The 2010 results were also impacted by the first time application of new local accounting rules, largely related to the calculation of loan loss provisions and the amortization of up-front corporate loan fees. On a ‘like by like’ basis, with no change in accounting rules, our year over year net income increase would have been closer to 25%.
The improved economic conditions saw strong loan growth in 2010, with total net loans increasing by 29.4%, a very satisfactory performance. This growth was seen in all client segments, including Corporate, Retail and Enterprise Banking. Client deposits increased 8.2% over 2009. Importantly, the Bank’s Retail deposit base, a critical element of our core resources, grew by 26% during the year. Our core revenues saw good growth, with Net Interest Income up 13.9% over 2009 and Net Fees & Commission Income up 22.2%.

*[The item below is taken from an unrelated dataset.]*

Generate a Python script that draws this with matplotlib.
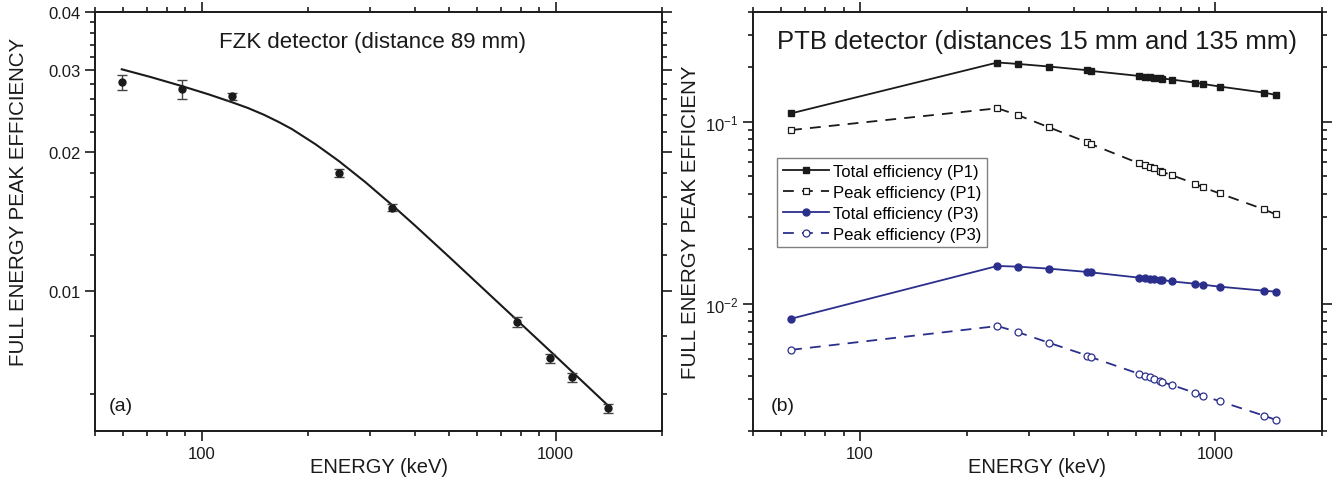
import matplotlib
matplotlib.use('Agg')
from matplotlib import pyplot as plt
from matplotlib import ticker

plt.rcParams['font.family'] = ['Liberation Sans', 'DejaVu Sans']
plt.rcParams['mathtext.fontset'] = 'custom'
plt.rcParams['mathtext.rm'] = 'Liberation Sans'

# (a) FZK detector: measured points and fitted curve
fzk_energy = [59.5, 88, 122, 244, 344, 779, 964, 1112, 1408]
fzk_eff = [0.0282, 0.0273, 0.0263, 0.0180, 0.01515, 0.00859, 0.00718, 0.00653, 0.0056]
fzk_err = [0.0010, 0.0013, 0.0004, 0.00034, 0.00025, 0.0002, 0.00016, 0.00015, 0.00013]
fit_energy = [59.5, 71.4, 88, 105, 122, 135, 150, 165, 180, 210, 244, 290, 344, 400,
              500, 779, 1000, 1408]
fit_eff = [0.0301, 0.0290, 0.02769, 0.02656, 0.02555, 0.02485, 0.02402, 0.02318,
           0.02237, 0.02074, 0.0191, 0.0172, 0.01538, 0.01388, 0.01187, 0.00866,
           0.00725, 0.00567]
fzk_yticks = [0.01, 0.02, 0.03, 0.04]
fzk_yticklabels = ['0.01', '0.02', '0.03', '0.04']
fzk_yminor = [0.006, 0.008, 0.012, 0.014, 0.016, 0.018, 0.022, 0.024, 0.026, 0.028,
              0.032, 0.034, 0.036, 0.038]

# (b) PTB detector
ptb_energy = [64, 244, 278, 341, 437, 447, 611, 635, 656, 673, 700, 710, 755, 877,
              926, 1032, 1372, 1485]
total_p1 = [0.111, 0.2112, 0.2075, 0.2007, 0.1915, 0.1899, 0.1782, 0.1769, 0.1760,
            0.1746, 0.1732, 0.1725, 0.1702, 0.1639, 0.161, 0.1558, 0.1444, 0.1401]
peak_p1 = [0.0899, 0.1184, 0.1087, 0.0930, 0.0769, 0.0753, 0.0590, 0.0577, 0.0565,
           0.0558, 0.0535, 0.0531, 0.0508, 0.0457, 0.0435, 0.0403, 0.0330, 0.0309]
total_p3 = [0.00827, 0.01612, 0.01598, 0.01558, 0.01494, 0.01487, 0.01390, 0.01378,
            0.01373, 0.01370, 0.01355, 0.01352, 0.01326, 0.01288, 0.01272, 0.01240,
            0.01179, 0.01164]
peak_p3 = [0.00558, 0.00754, 0.00699, 0.00610, 0.00519, 0.00509, 0.00412, 0.00400,
           0.00395, 0.00387, 0.00375, 0.00371, 0.00358, 0.00324, 0.00313, 0.00291,
           0.00243, 0.00230]
series_labels = ['Total efficiency (P1)', 'Peak efficiency (P1)',
                 'Total efficiency (P3)', 'Peak efficiency (P3)']

navy = '#2b2f8c'
dark = '#1a1a1a'

fig = plt.figure(figsize=(13.33, 4.85), dpi=100)
ax1 = fig.add_axes([0.0713, 0.1093, 0.4254, 0.8639])
ax2 = fig.add_axes([0.5649, 0.1093, 0.4268, 0.8639])


def style_axis(ax):
    ax.set_xscale('log')
    ax.set_yscale('log')
    ax.set_xlim(50, 2000)
    ax.xaxis.set_major_locator(ticker.FixedLocator([100, 1000]))
    ax.xaxis.set_major_formatter(ticker.FixedFormatter(['100', '1000']))
    ax.xaxis.set_minor_locator(ticker.LogLocator(subs=range(2, 10)))
    ax.xaxis.set_minor_formatter(ticker.NullFormatter())
    ax.tick_params(which='both', direction='out', top=True, right=True,
                   width=1.2, colors=dark, labelsize=12)
    ax.tick_params(which='major', length=7)
    ax.tick_params(which='minor', length=3.5)
    for sp in ax.spines.values():
        sp.set_linewidth(1.4)
        sp.set_color(dark)
    ax.set_xlabel('ENERGY (keV)', fontsize=14.5, color=dark)
    ax.xaxis.set_label_coords(0.5, -0.062)


# ---- panel (a)
style_axis(ax1)
ax1.set_ylim(0.005, 0.04)
ax1.yaxis.set_major_locator(ticker.FixedLocator(fzk_yticks))
ax1.yaxis.set_major_formatter(ticker.FixedFormatter(fzk_yticklabels))
ax1.yaxis.set_minor_locator(ticker.FixedLocator(fzk_yminor))
ax1.yaxis.set_minor_formatter(ticker.NullFormatter())
ax1.plot(fit_energy, fit_eff, color=dark, lw=1.5)
ax1.errorbar(fzk_energy, fzk_eff, yerr=fzk_err, fmt='o', color=dark, ms=5,
             ecolor='#444444', elinewidth=1.0, capsize=3.5, capthick=1.0)
ax1.text(0.49, 0.93, 'FZK detector (distance 89 mm)', transform=ax1.transAxes,
         ha='center', va='center', fontsize=16, color=dark)
ax1.text(0.045, 0.06, '(a)', transform=ax1.transAxes, ha='center', va='center',
         fontsize=14, color=dark)
ax1.set_ylabel('FULL ENERGY PEAK EFFICIENCY', fontsize=14.8, color=dark)
ax1.yaxis.set_label_coords(-0.118, 0.548)

# ---- panel (b)
style_axis(ax2)
ax2.set_ylim(0.002, 0.4)
ax2.yaxis.set_minor_locator(ticker.LogLocator(subs=range(2, 10)))
ax2.yaxis.set_minor_formatter(ticker.NullFormatter())
dash = (0, (6, 4.5))
ax2.plot(ptb_energy, total_p1, '-s', color=dark, ms=5, lw=1.3, label=series_labels[0])
ax2.plot(ptb_energy, peak_p1, marker='s', ls=dash, color=dark, ms=5, lw=1.3,
         mfc='white', mew=0.9, label=series_labels[1])
ax2.plot(ptb_energy, total_p3, '-o', color=navy, ms=5, lw=1.3, label=series_labels[2])
ax2.plot(ptb_energy, peak_p3, marker='o', ls=dash, color=navy, ms=5, lw=1.3,
         mfc='white', mew=0.9, label=series_labels[3])
ax2.text(0.5, 0.93, 'PTB detector (distances 15 mm and 135 mm)', transform=ax2.transAxes,
         ha='center', va='center', fontsize=18.5, color=dark)
ax2.text(0.052, 0.06, '(b)', transform=ax2.transAxes, ha='center', va='center',
         fontsize=14, color=dark)
ax2.set_ylabel('FULL ENERGY PEAK EFFICIENY', fontsize=14.8, color=dark)
ax2.yaxis.set_label_coords(-0.093, 0.5)
leg = ax2.legend(loc='upper left', bbox_to_anchor=(0.042, 0.652), borderaxespad=0,
                 fontsize=12, handlelength=2.8, handletextpad=0.2, borderpad=0.35,
                 labelspacing=0.36, fancybox=False, framealpha=1, numpoints=1)
leg.get_frame().set_edgecolor('#808080')
leg.get_frame().set_linewidth(1.0)

fig.savefig('out.png', dpi=100, facecolor='white')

The Bank’s (gross) Loans to Deposits ratio grew 8% in 2010, from 44% to 52%.
Total expenses grew just 5.3% over 2009, and were therefore very well contained, given prevailing inflation rates and the expansion of the Bank’s business. Management of the Bank continues to look for opportunities to contain expense growth through increased productivity and expense reduction initiatives.
The Bank’s (gross) Loans to Deposits ratio grew 8% in 2010, from 44% to 52%, with strong loan growth across all client segments. We are now much closer to the Egyptian market average of around 55%.

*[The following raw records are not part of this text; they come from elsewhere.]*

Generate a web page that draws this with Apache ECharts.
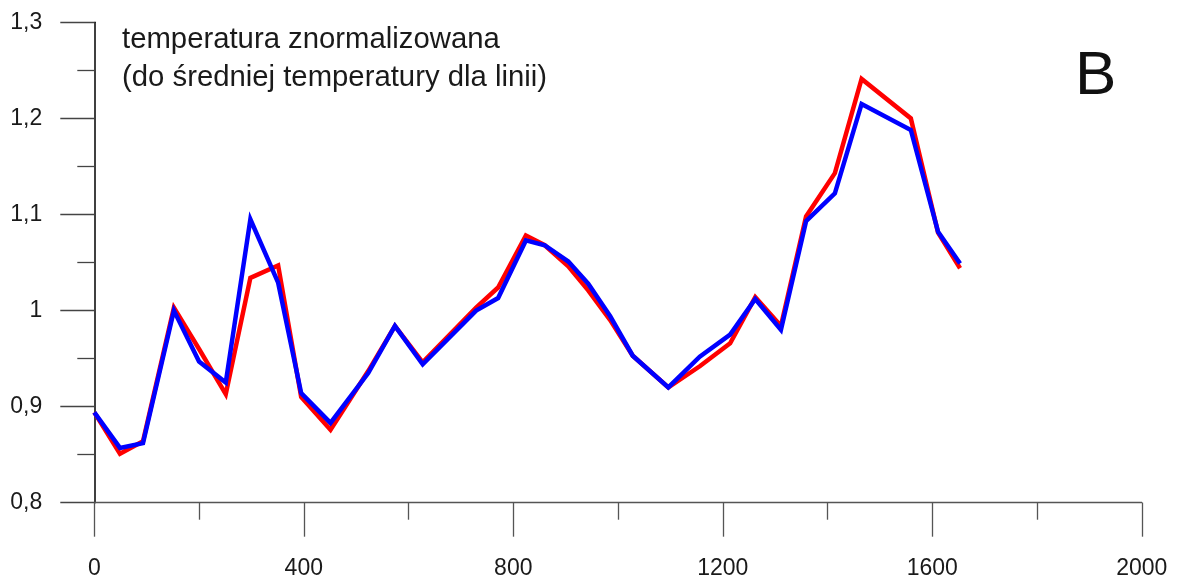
<!DOCTYPE html>
<html>
<head>
<meta charset="utf-8">
<script src="https://cdn.jsdelivr.net/npm/echarts@6/dist/echarts.min.js"></script>
<style>
html,body{margin:0;padding:0;background:#fff;}
#chart{width:1179px;height:580px;}
</style>
</head>
<body>
<div id="chart"></div>
<script>
// positions along the line (x axis)
const xPos = [0, 49, 93, 152, 200, 251, 298, 351, 395, 451, 523, 574, 627, 729, 771, 824, 860, 905, 943, 985, 1028, 1096, 1156, 1214, 1262, 1311, 1359, 1414, 1465, 1559, 1611, 1653];
// red series values
const redValues = [0.894, 0.851, 0.864, 1.003, 0.960, 0.913, 1.034, 1.047, 0.910, 0.876, 0.937, 0.984, 0.946, 1.003, 1.024, 1.078, 1.068, 1.046, 1.021, 0.990, 0.953, 0.920, 0.942, 0.966, 1.014, 0.984, 1.098, 1.143, 1.241, 1.200, 1.081, 1.044];
// blue series values
const blueValues = [0.894, 0.857, 0.862, 1.000, 0.947, 0.925, 1.095, 1.029, 0.914, 0.883, 0.935, 0.984, 0.944, 1.000, 1.013, 1.073, 1.068, 1.051, 1.028, 0.994, 0.953, 0.920, 0.952, 0.975, 1.012, 0.980, 1.093, 1.122, 1.215, 1.188, 1.082, 1.049];
const titleLines = ["temperatura znormalizowana", "(do średniej temperatury dla linii)"];
const panelLetter = "B";

const FONT = '"Liberation Sans", Arial, sans-serif';
const chart = echarts.init(document.getElementById('chart'), null, {renderer: 'canvas'});
const pairs = (vals) => xPos.map((x, i) => [x, vals[i]]);

chart.setOption({
  animation: false,
  backgroundColor: '#fff',
  grid: {left: 94.3, right: 37.2, top: 22.3, bottom: 77.3, containLabel: false},
  xAxis: {
    type: 'value', min: 0, max: 2000, interval: 400,
    axisLine: {show: true, onZero: false, lineStyle: {color: '#555', width: 1.3}},
    axisTick: {show: true, inside: false, length: 34, lineStyle: {color: '#555', width: 1.3}},
    minorTick: {show: true, splitNumber: 2, length: 17, lineStyle: {color: '#555', width: 1.3}},
    splitLine: {show: false},
    axisLabel: {color: '#1a1a1a', fontSize: 23, fontFamily: FONT, margin: 54, formatter: (v) => String(v)}
  },
  yAxis: {
    type: 'value', min: 0.8, max: 1.3, interval: 0.1,
    axisLine: {show: true, onZero: false, lineStyle: {color: '#000', width: 1.5}},
    axisTick: {show: true, inside: false, length: 34, lineStyle: {color: '#444', width: 1.3}},
    minorTick: {show: true, splitNumber: 2, length: 17, lineStyle: {color: '#444', width: 1.3}},
    splitLine: {show: false},
    axisLabel: {
      color: '#1a1a1a', fontSize: 23, fontFamily: FONT, margin: 52,
      formatter: (v) => {
        const r = Math.round(v * 10) / 10;
        if (Math.abs(r - 1) < 1e-9) return '1';
        return r.toFixed(1).replace('.', ',');
      }
    }
  },
  series: [
    {type: 'line', data: pairs(redValues), symbol: 'none', lineStyle: {color: '#ff0000', width: 4.5, join: 'miter'}, z: 2},
    {type: 'line', data: pairs(blueValues), symbol: 'none', lineStyle: {color: '#0000ff', width: 4.5, join: 'miter'}, z: 3}
  ],
  graphic: [
    {type: 'text', left: 122, top: 25, style: {text: titleLines[0], fontSize: 29.3, fontFamily: FONT, fill: '#1a1a1a'}},
    {type: 'text', left: 122, top: 63, style: {text: titleLines[1], fontSize: 29.3, fontFamily: FONT, fill: '#1a1a1a'}},
    {type: 'text', left: 1075, top: 46, style: {text: panelLetter, fontSize: 62, fontFamily: FONT, fill: '#111'}}
  ]
});
</script>
</body>
</html>
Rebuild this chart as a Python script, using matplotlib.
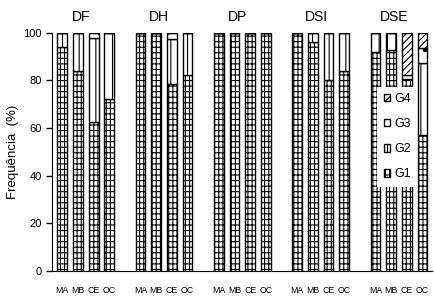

The Bank also still enjoys a high solvency ratio, 14.63% at the end of 2010 (against 10% requested by the Central Bank of Egypt), which gives us room to grow the business in the near term within our existing capital base.
The branch network has expanded to reach 73 branches, with the opening of 3 branches during 2010.
The recent events in Egypt will, no doubt, impact the Bank’s performance in 2011. Indeed, the impact of these events on the economy has already been seen, with tourism and other revenues, and foreign direct investment, adversely impacted and the timeframe for recovery not clear. Of course, we will continue to monitor the situation closely, and take steps to ensure that both our clients and the Bank are properly safeguarded against the fallout of these recent events.
Crédit Agricole Egypt is 60.46% owned by the Credit Agricole Group of France, along with the Mansour & Maghraby Group 19.94%, with the rest being retained by the public. Credit Agricole S.A. of France is rated AA- by Standard & Poors and Fitch, and Aa1 by Moody’s, which reflects the Group’s strong financial position. The Credit Agricole Group is the number one banking group in France, and the leading retail bank in Europe by revenues and number of branches, with a net income of €3.6 billion in 2010 (up 31.5% compared to 2009), and Tier 1 Capital of €83.4 billion as at 31st December 2010.